Opponents of the test say it is prejudiced in favor of students whose families can afford SAT coaching and prep courses, and against low-income and minority students, who tend to do poorly on standardized tests. Overemphasis on SAT scores has encouraged high schools to design their curricula around the test, critics say, a perversion of the SAT's original purpose of measuring what potential college students have learned.

Pressure to change the exam had been growing since last year, when the president of the University of California system proposed that the system develop its own test (to include a writing section), eliminating the SAT as an admissions requirement. Other university officials, professional organizations and op-ed writers joined the anti-SAT chorus.

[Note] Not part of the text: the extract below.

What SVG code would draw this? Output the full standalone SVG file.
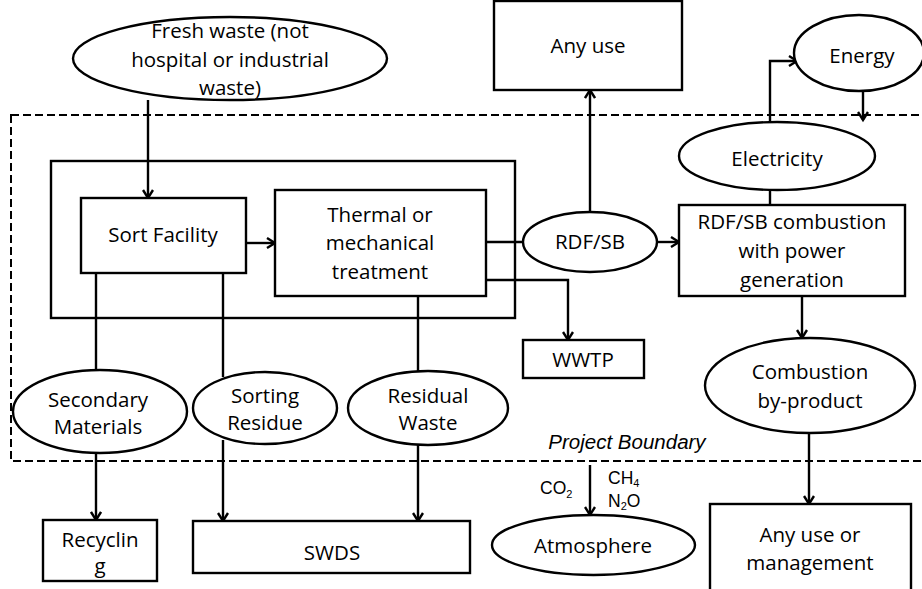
<svg xmlns="http://www.w3.org/2000/svg" width="922" height="589" viewBox="0 0 922 589">
<style>
.s{fill:none;stroke:#000;stroke-width:2.4}
.n{fill:#fff;stroke:#000;stroke-width:2.4}
.t{font-family:"Open Sans","Liberation Sans",sans-serif;font-size:20.5px;fill:#000;text-anchor:middle}
.g{font-family:"Liberation Sans",Arial,sans-serif;font-size:17.5px;fill:#000}
.sub{font-size:11px}
.c{fill:none;stroke:#000;stroke-width:2.4}
.a{marker-end:url(#ah)}
</style>
<defs>
<marker id="ah" markerUnits="userSpaceOnUse" markerWidth="12" markerHeight="12" refX="9" refY="6" orient="auto">
<path d="M1,1 L9,6 L1,11" fill="none" stroke="#000" stroke-width="2.4"/>
</marker>
</defs>
<rect x="0" y="0" width="922" height="589" fill="#fff"/>
<g id="boundary">
<rect x="11" y="115" width="930" height="346" fill="none" stroke="#000" stroke-width="2" stroke-dasharray="8 4"/>
<text x="627" y="449" style="font-family:'Liberation Sans',Arial,sans-serif;font-size:20.5px;font-style:italic;text-anchor:middle">Project Boundary</text>
</g>
<g id="facility-frame"><rect class="s" x="51" y="161" width="464" height="157"/></g>
<g id="connectors">
<line class="c a" x1="148" y1="100" x2="148" y2="198"/>
<line class="c a" x1="246" y1="243" x2="275" y2="243"/>
<line class="c" x1="486" y1="242" x2="523" y2="242"/>
<line class="c a" x1="590" y1="212" x2="590" y2="90"/>
<line class="c a" x1="658" y1="242" x2="679" y2="242"/>
<polyline class="c a" points="486,280 568,280 568,340"/>
<polyline class="c a" points="770,122 770,61 797,61"/>
<line class="c a" x1="863" y1="91" x2="863" y2="120"/>
<line class="c" x1="770" y1="190" x2="770" y2="205"/>
<line class="c a" x1="802" y1="296" x2="802" y2="338"/>
<line class="c a" x1="809" y1="433" x2="809" y2="504"/>
<line class="c" x1="96" y1="273" x2="96" y2="370"/>
<line class="c a" x1="96" y1="453" x2="96" y2="520"/>
<line class="c" x1="223" y1="273" x2="223" y2="377"/>
<line class="c a" x1="223" y1="440" x2="223" y2="521"/>
<line class="c" x1="418" y1="296" x2="418" y2="371"/>
<line class="c a" x1="418" y1="445" x2="418" y2="521"/>
<line class="c a" x1="590" y1="465" x2="590" y2="515"/>
</g>
<g id="fresh-waste">
<ellipse class="n" cx="230" cy="58.5" rx="157" ry="41.5"/>
<text class="t" x="230" y="38">Fresh waste (not</text>
<text class="t" x="230" y="67">hospital or industrial</text>
<text class="t" x="230" y="95">waste)</text>
</g>
<g id="sort-facility">
<rect class="n" x="81" y="198" width="165" height="75"/>
<text class="t" x="163" y="242">Sort Facility</text>
</g>
<g id="thermal">
<rect class="n" x="275" y="190" width="211" height="106"/>
<text class="t" x="380" y="222">Thermal or</text>
<text class="t" x="380" y="250">mechanical</text>
<text class="t" x="380" y="279">treatment</text>
</g>
<g id="any-use">
<rect class="n" x="494" y="1" width="188" height="89"/>
<text class="t" x="588" y="53">Any use</text>
</g>
<g id="energy">
<ellipse class="n" cx="859" cy="53" rx="65" ry="38"/>
<text class="t" x="862" y="63">Energy</text>
</g>
<g id="electricity">
<ellipse class="n" cx="777" cy="156" rx="98" ry="34"/>
<text class="t" x="777" y="166">Electricity</text>
</g>
<g id="rdf-sb">
<ellipse class="n" cx="590" cy="242" rx="67" ry="30"/>
<text class="t" x="590" y="249">RDF/SB</text>
</g>
<g id="combustion">
<rect class="n" x="679" y="205" width="226" height="91"/>
<text class="t" x="792" y="229">RDF/SB combustion</text>
<text class="t" x="792" y="258">with power</text>
<text class="t" x="792" y="287">generation</text>
</g>
<g id="wwtp">
<rect class="n" x="523" y="340" width="121" height="38"/>
<text class="t" x="583" y="367">WWTP</text>
</g>
<g id="by-product">
<ellipse class="n" cx="810" cy="385.5" rx="105" ry="47.5"/>
<text class="t" x="810" y="379">Combustion</text>
<text class="t" x="810" y="408">by-product</text>
</g>
<g id="any-use-management">
<rect class="n" x="710" y="504" width="201" height="100"/>
<text class="t" x="810" y="542">Any use or</text>
<text class="t" x="810" y="570">management</text>
</g>
<g id="secondary">
<ellipse class="n" cx="100" cy="411.5" rx="87" ry="41.5"/>
<text class="t" x="98" y="407">Secondary</text>
<text class="t" x="98" y="434">Materials</text>
</g>
<g id="sorting-residue">
<ellipse class="n" cx="265" cy="408" rx="72" ry="36"/>
<text class="t" x="265" y="403">Sorting</text>
<text class="t" x="265" y="430">Residue</text>
</g>
<g id="residual-waste">
<ellipse class="n" cx="428" cy="408" rx="80" ry="37"/>
<text class="t" x="428" y="403">Residual</text>
<text class="t" x="428" y="430">Waste</text>
</g>
<g id="recycling">
<rect class="n" x="43" y="520" width="114" height="61"/>
<text class="t" x="100" y="547">Recyclin</text>
<text class="t" x="100" y="573">g</text>
</g>
<g id="swds">
<rect class="n" x="193" y="521" width="277" height="52"/>
<text class="t" x="332" y="560">SWDS</text>
</g>
<g id="gases">
<text class="g" x="540" y="494">CO<tspan class="sub" dy="4">2</tspan></text>
<text class="g" x="608" y="484">CH<tspan class="sub" dy="3">4</tspan></text>
<text class="g" x="608" y="507">N<tspan class="sub" dy="3">2</tspan><tspan dy="-3">O</tspan></text>
</g>
<g id="atmosphere">
<ellipse class="n" cx="593.5" cy="545" rx="101.5" ry="30"/>
<text class="t" x="593" y="553">Atmosphere</text>
</g>
</svg>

University of California officials have hailed the announced changes in the SAT, and have ceased talking about creating their own alternative exam.

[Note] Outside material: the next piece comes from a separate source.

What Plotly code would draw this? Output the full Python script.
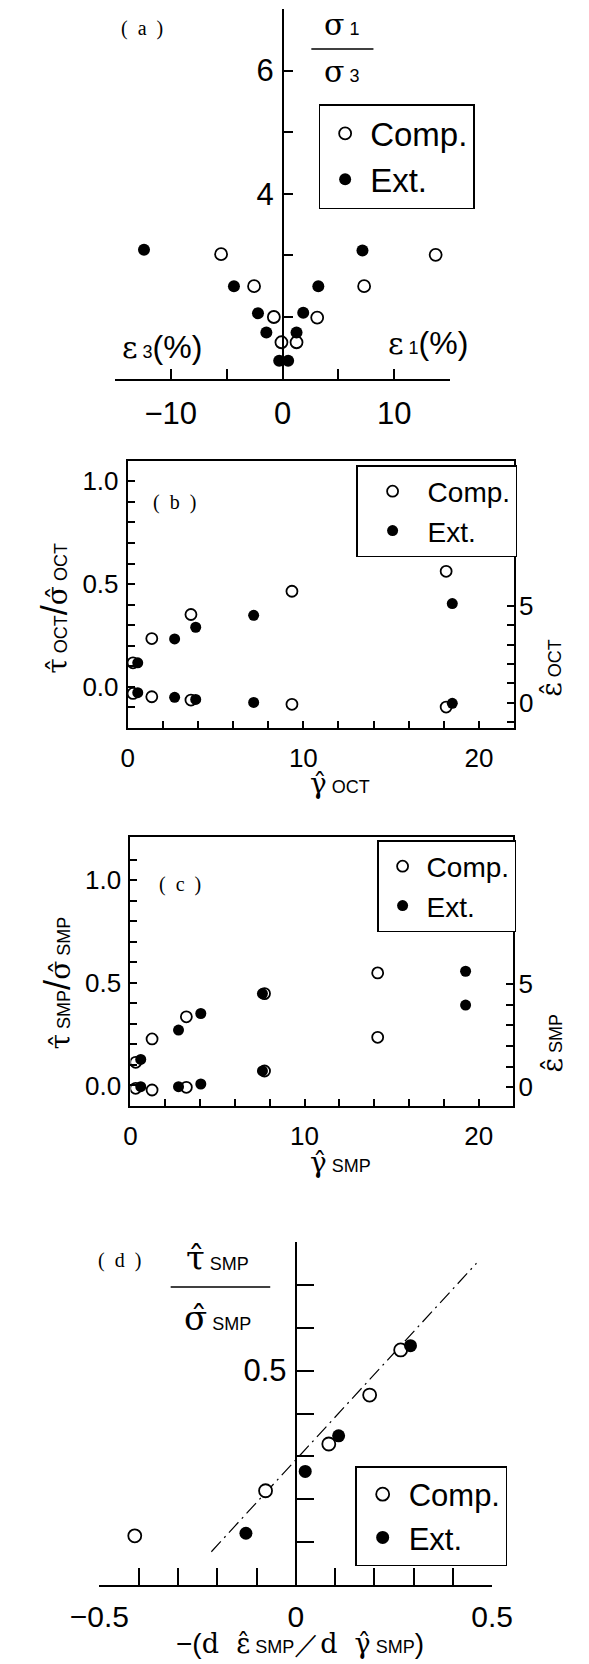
import plotly.graph_objects as go

W, H = 589, 1664

# ---------------- data ----------------
# (a) stress ratio vs strains
a_comp_x = [-5.5, -2.55, -0.78, -0.1, 1.25, 3.1, 7.3, 13.7]
a_comp_y = [3.02, 2.50, 2.00, 1.59, 1.59, 1.99, 2.50, 3.01]
a_ext_x = [-12.4, -4.35, -2.2, -1.45, 1.25, 1.85, 3.2, 7.15, -0.3, 0.5]
a_ext_y = [3.09, 2.50, 2.06, 1.75, 1.75, 2.07, 2.50, 3.08, 1.29, 1.29]

# (b) OCT
b_comp_gamma = [0.3, 1.37, 3.6, 9.35, 18.13]
b_comp_ratio = [0.117, 0.235, 0.352, 0.465, 0.562]
b_comp_eps = [0.48, 0.31, 0.14, -0.08, -0.22]
b_ext_gamma = [0.57, 2.67, 3.87, 7.17, 18.48]
b_ext_ratio = [0.117, 0.233, 0.29, 0.348, 0.405]
b_ext_eps = [0.52, 0.28, 0.17, 0.02, -0.03]

# (c) SMP
c_comp_gamma = [0.3, 1.24, 3.21, 7.7, 14.2]
c_comp_ratio = [0.113, 0.227, 0.335, 0.448, 0.549]
c_comp_eps = [-0.05, -0.13, 0.0, 0.79, 2.42]
c_ext_gamma = [0.59, 2.76, 4.04, 7.58, 19.25]
c_ext_ratio = [0.127, 0.27, 0.351, 0.448, 0.557]
c_ext_eps = [0.03, 0.03, 0.16, 0.79, 3.98]

# (d) stress-dilatancy
d_comp_x = [-0.41, -0.077, 0.084, 0.188, 0.267]
d_comp_y = [0.115, 0.22, 0.329, 0.443, 0.548]
d_ext_x = [-0.127, 0.024, 0.109, 0.292]
d_ext_y = [0.121, 0.265, 0.348, 0.558]
d_fit_x = [-0.215, 0.46]
d_fit_y = [0.078, 0.75]

# ---------------- helpers ----------------
def px(fx):
    return fx / W

def py(fy):
    return 1 - fy / H

SANS = "Liberation Sans"
SERIF = "DejaVu Serif"
LSERIF = "Liberation Serif"
BLACK = "black"

def open_marker(size):
    return dict(symbol="circle", size=size, color="white", line=dict(color=BLACK, width=1.8))

def fill_marker(size):
    return dict(symbol="circle", size=size, color=BLACK, line=dict(color=BLACK, width=0))

fig = go.Figure()

# panel a
fig.add_trace(go.Scatter(x=a_comp_x, y=a_comp_y, mode="markers", name="Comp.", marker=open_marker(12),
                         xaxis="x", yaxis="y", legend="legend"))
fig.add_trace(go.Scatter(x=a_ext_x, y=a_ext_y, mode="markers", name="Ext.", marker=fill_marker(12),
                         xaxis="x", yaxis="y", legend="legend"))

# panel b
fig.add_trace(go.Scatter(x=b_comp_gamma, y=b_comp_ratio, mode="markers", name="Comp.", marker=open_marker(11),
                         xaxis="x2", yaxis="y2", legend="legend2"))
fig.add_trace(go.Scatter(x=b_comp_gamma, y=b_comp_eps, mode="markers", name="Comp.", marker=open_marker(11),
                         xaxis="x2", yaxis="y3", showlegend=False))
fig.add_trace(go.Scatter(x=b_ext_gamma, y=b_ext_ratio, mode="markers", name="Ext.", marker=fill_marker(11),
                         xaxis="x2", yaxis="y2", legend="legend2"))
fig.add_trace(go.Scatter(x=b_ext_gamma, y=b_ext_eps, mode="markers", name="Ext.", marker=fill_marker(11),
                         xaxis="x2", yaxis="y3", showlegend=False))

# panel c
fig.add_trace(go.Scatter(x=c_comp_gamma, y=c_comp_ratio, mode="markers", name="Comp.", marker=open_marker(11),
                         xaxis="x3", yaxis="y4", legend="legend3"))
fig.add_trace(go.Scatter(x=c_comp_gamma, y=c_comp_eps, mode="markers", name="Comp.", marker=open_marker(11),
                         xaxis="x3", yaxis="y5", showlegend=False))
fig.add_trace(go.Scatter(x=c_ext_gamma, y=c_ext_ratio, mode="markers", name="Ext.", marker=fill_marker(11),
                         xaxis="x3", yaxis="y4", legend="legend3"))
fig.add_trace(go.Scatter(x=c_ext_gamma, y=c_ext_eps, mode="markers", name="Ext.", marker=fill_marker(11),
                         xaxis="x3", yaxis="y5", showlegend=False))

# panel d
fig.add_trace(go.Scatter(x=d_fit_x, y=d_fit_y, mode="lines",
                         line=dict(color=BLACK, width=1.2, dash="14px,5px,2px,5px"),
                         xaxis="x4", yaxis="y6", showlegend=False, hoverinfo="skip"))
fig.add_trace(go.Scatter(x=d_comp_x, y=d_comp_y, mode="markers", name="Comp.", marker=open_marker(13),
                         xaxis="x4", yaxis="y6", legend="legend4"))
fig.add_trace(go.Scatter(x=d_ext_x, y=d_ext_y, mode="markers", name="Ext.", marker=fill_marker(13),
                         xaxis="x4", yaxis="y6", legend="legend4"))

# ---------------- axes ----------------
base = dict(showgrid=False, zeroline=False, showline=True, linecolor=BLACK, linewidth=2,
            ticks="inside", tickcolor=BLACK, tickwidth=2)

def labels(vals, shown):
    out = []
    for v in vals:
        key = round(v, 3)
        out.append(shown.get(key, ""))
    return out

a_xt = [-15, -10, -5, 0, 5, 10, 15]
a_yt = [2, 3, 4, 5, 6, 7]
bc_xt = [0, 2, 4, 6, 8, 10, 12, 14, 16, 18, 20]
b_yt = [round(-0.1 + 0.1 * i, 2) for i in range(12)]
b_y2t = [-1, 0, 1, 2, 3, 4, 5]
c_yt = [round(0.1 * i, 2) for i in range(12)]
c_y2t = [0, 1, 2, 3, 4, 5]
d_xt = [round(-0.5 + 0.1 * i, 2) for i in range(11)]
d_yt = [round(0.1 * i, 2) for i in range(1, 9)]

fig.update_layout(
    xaxis=dict(base, domain=[px(93), px(460)], range=[-15, 15], anchor="y",
               tickvals=a_xt, ticktext=labels(a_xt, {-10: "\u221210", 0: "0", 10: "10"}),
               ticklen=10, tickfont=dict(family=SANS, size=31, color=BLACK), ticklabelstandoff=6),
    yaxis=dict(base, domain=[py(378.6), py(9)], range=[1, 7], anchor="free", position=px(277),
               tickvals=a_yt, ticktext=labels(a_yt, {4: "4", 6: "6"}),
               ticklen=9, tickfont=dict(family=SANS, size=31, color=BLACK), ticklabelstandoff=2),

    xaxis2=dict(base, domain=[px(107), px(530)], range=[0, 22], anchor="y2", mirror=True,
                tickvals=bc_xt, ticktext=labels(bc_xt, {0: "0", 10: "10", 20: "20"}),
                ticklen=7, tickfont=dict(family=SANS, size=26, color=BLACK), ticklabelstandoff=6),
    yaxis2=dict(base, domain=[py(728), py(460.7)], range=[-0.2, 1.1], anchor="x2", mirror=True,
                tickvals=b_yt, ticktext=labels(b_yt, {0.0: "0.0", 0.5: "0.5", 1.0: "1.0"}),
                ticklen=7, tickfont=dict(family=SANS, size=26, color=BLACK), ticklabelstandoff=2),
    yaxis3=dict(base, overlaying="y2", side="right", anchor="x2", range=[-1.3, 12.47], showline=False,
                tickvals=b_y2t, ticktext=labels(b_y2t, {0: "0", 5: "5"}),
                ticklen=7, tickfont=dict(family=SANS, size=26, color=BLACK), ticklabelstandoff=4),

    xaxis3=dict(base, domain=[px(110), px(529.3)], range=[0, 22], anchor="y4", mirror=True,
                tickvals=bc_xt, ticktext=labels(bc_xt, {0: "0", 10: "10", 20: "20"}),
                ticklen=7, tickfont=dict(family=SANS, size=26, color=BLACK), ticklabelstandoff=6),
    yaxis4=dict(base, domain=[py(1106), py(837.3)], range=[-0.1, 1.21], anchor="x3", mirror=True,
                tickvals=c_yt, ticktext=labels(c_yt, {0.0: "0.0", 0.5: "0.5", 1.0: "1.0"}),
                ticklen=7, tickfont=dict(family=SANS, size=26, color=BLACK), ticklabelstandoff=2),
    yaxis5=dict(base, overlaying="y4", side="right", anchor="x3", range=[-0.905, 12.1], showline=False,
                tickvals=c_y2t, ticktext=labels(c_y2t, {0: "0", 5: "5"}),
                ticklen=7, tickfont=dict(family=SANS, size=26, color=BLACK), ticklabelstandoff=4),

    xaxis4=dict(base, domain=[px(76), px(506)], range=[-0.5, 0.5], anchor="y6",
                tickvals=d_xt, ticktext=labels(d_xt, {-0.5: "\u22120.5", 0.0: "0", 0.5: "0.5"}),
                ticklen=17, tickfont=dict(family=SANS, size=30, color=BLACK), ticklabelstandoff=4),
    yaxis6=dict(base, domain=[py(1585.2), py(1241.8)], range=[0, 0.8], anchor="free", position=px(291),
                tickvals=d_yt, ticktext=labels(d_yt, {0.5: "0.5"}),
                ticklen=17, tickfont=dict(family=SANS, size=31, color=BLACK), ticklabelstandoff=2),
)

# ---------------- legends ----------------
def leg(x, y, size, iw):
    return dict(x=x, y=y, xanchor="left", yanchor="top", bgcolor="white", bordercolor=BLACK,
                borderwidth=1.5, font=dict(family=SANS, size=size, color=BLACK), itemwidth=iw,
                tracegroupgap=0)

fig.update_layout(
    legend=leg(px(316), py(104), 33, 40),
    legend2=leg(px(357), py(465), 28, 60),
    legend3=leg(px(380), py(840), 28, 38),
    legend4=leg(px(356), py(1466), 31, 42),
)

# ---------------- annotations ----------------
def sp(text, size=None, family=None):
    st = []
    if family:
        st.append("font-family:%s" % family)
    if size:
        st.append("font-size:%dpx" % size)
    return "<span style='%s'>%s</span>" % (";".join(st), text)

ann = []
def add(text, fx, fy, size, family=SANS, angle=0, xanchor="center"):
    ann.append(dict(text=text, x=px(fx), y=py(fy), xref="paper", yref="paper", showarrow=False,
                    xanchor=xanchor, yanchor="middle", textangle=angle,
                    font=dict(family=family, size=size, color=BLACK)))

g = lambda ch, s=30: sp(ch, s, SERIF)
hat = "\u0302"
nb = "&nbsp;"

# panel a
add("(" + nb + " a " + nb + ")", 123, 28, 20, LSERIF)
add(g("\u03c3", 30) + sp(" 1", 18), 342, 25, 30)
add(g("\u03c3", 30) + sp(" 3", 18), 342, 72, 30)
add(g("\u03b5", 30) + sp(" 3", 18) + "(%)", 144, 347, 32)
add(g("\u03b5", 30) + sp(" 1", 18) + "(%)", 436, 343, 32)

# panel b
add("(" + nb + " b " + nb + ")", 158, 502, 20, LSERIF)
add(g("\u03c4" + hat, 28) + " OCT" + sp("/", 36) + g("\u03c3" + hat, 28) + " OCT", 26, 608, 18, angle=-90)
add(g("\u03b5" + hat, 28) + " OCT", 570, 668, 18, angle=-90)
add(g("\u03b3" + hat, 28) + " OCT", 339, 783, 18)

# panel c
add("(" + nb + " c " + nb + ")", 164, 884, 20, LSERIF)
add(g("\u03c4" + hat, 28) + " SMP" + sp("/", 36) + g("\u03c3" + hat, 28) + " SMP", 30, 983, 18, angle=-90)
add(g("\u03b5" + hat, 28) + " SMP", 572, 1043, 18, angle=-90)
add(g("\u03b3" + hat, 28) + " SMP", 340, 1162, 18)

# panel d
add("(" + nb + " d " + nb + ")", 98, 1260, 20, LSERIF)
add(g("\u03c4" + hat, 34) + " SMP", 205, 1258, 18)
add(g("\u03c3" + hat, 34) + " SMP", 205, 1318, 18)
add(sp("\u2212(", 28) + g("d" + nb + " \u03b5" + hat, 27) + " SMP" + sp("\uff0f", 26)
    + g("d" + nb + " \u03b3" + hat, 27) + " SMP" + sp(")", 28), 296, 1643, 18)
fig.update_layout(annotations=ann)

# fraction bars
fig.update_layout(shapes=[
    dict(type="line", xref="paper", yref="paper", x0=px(308), x1=px(376), y0=py(49), y1=py(49),
         line=dict(color=BLACK, width=1.5)),
    dict(type="line", xref="paper", yref="paper", x0=px(154), x1=px(263), y0=py(1287), y1=py(1287),
         line=dict(color=BLACK, width=1.5)),
])

fig.update_layout(width=W, height=H, margin=dict(l=0, r=0, t=0, b=0),
                  plot_bgcolor="white", paper_bgcolor="white", showlegend=True)

fig.write_html("out.html")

The new SAT will have three sections instead of two, each scored on a 200-800 scale:

* A "critical reading" section, currently called the verbal section. Word analogies (decried as particularly lending themselves to coaching) will be replaced by paragraph-length reading comprehension questions aimed at testing students' analytical thinking.

* A math section that will include concepts taught through third-year high school algebra. Currently, the math section stops with concepts taught through second-year geometry.

* A new writing section, which will include a 30-minute handwritten essay that the College Board will make available to admissions offices via the Internet.

A perfect score will no longer be 1600, but 2400. The test's length will increase by 30 minutes to three-and-a-half hours, and the current $26 cost is expected to jump by $10-$12.

At Pitt, SAT scores have always been just one part of the admissions puzzle, Porter emphasized.

"We don't have a cut-off SAT score for admission to Pitt," she said. "Standardized test scores are not first, or last, on our list of admissions criteria."

"First and foremost" among those criteria is a student's high school record, which includes courses taken, grades received, grade point average and, if available, class rank, said Porter. She and her staff also consider standardized test scores, optional essays and letters of recommendation, leadership activities and work experience.

Pitt used to require applicants to submit a personal essay — until high school guidance counselors pointed out that there was no way to tell how much help a student received in writing such an essay (or if the student contributed at all).

"On the optional essays that our applicants submit, we're looking less for writing quality than we are for information about the student, things that wouldn't show up on a transcript or test scores — for example, health problems that might explain absenteeism," Porter said.

Of the revised SAT's new writing component, she predicted: "Now that we will be getting essays that students wrote under pure laboratory conditions, so to speak, what we'll see are huge disparities between students from different schools. We will then have to determine whether [those disparities] are curriculum-based or whether it's because some kids really are better writers than others."

Porter has a personal as well as professional interest in the new SAT: Her son, Michael, will be a high school junior during the 2004-2005 academic year. And, like the vast majority of college-bound students, he plans to take the SAT for the first time in the spring of his junior year — when the new SAT will go into effect.

Pitt has not set a policy yet for changing over to the new SAT, Porter said. But she offered the following advice for students who plan to apply to Pitt: "If you're going to be a high school junior in spring 2005 — meaning you would be applying here the following year, for admission to Pitt during the 2006-2007 academic year — then you should take the new SAT."

Recently, officials at ACT, Inc. announced that they will add an optional writing section to the American College Test entrance exam by the 2004-2005 academic year.

The ACT is the SAT's main rival. Pitt requires applicants to submit either SAT or ACT scores, although most students here take the SAT.

Details about the ACT's new writing section have not been determined yet, ACT officials said.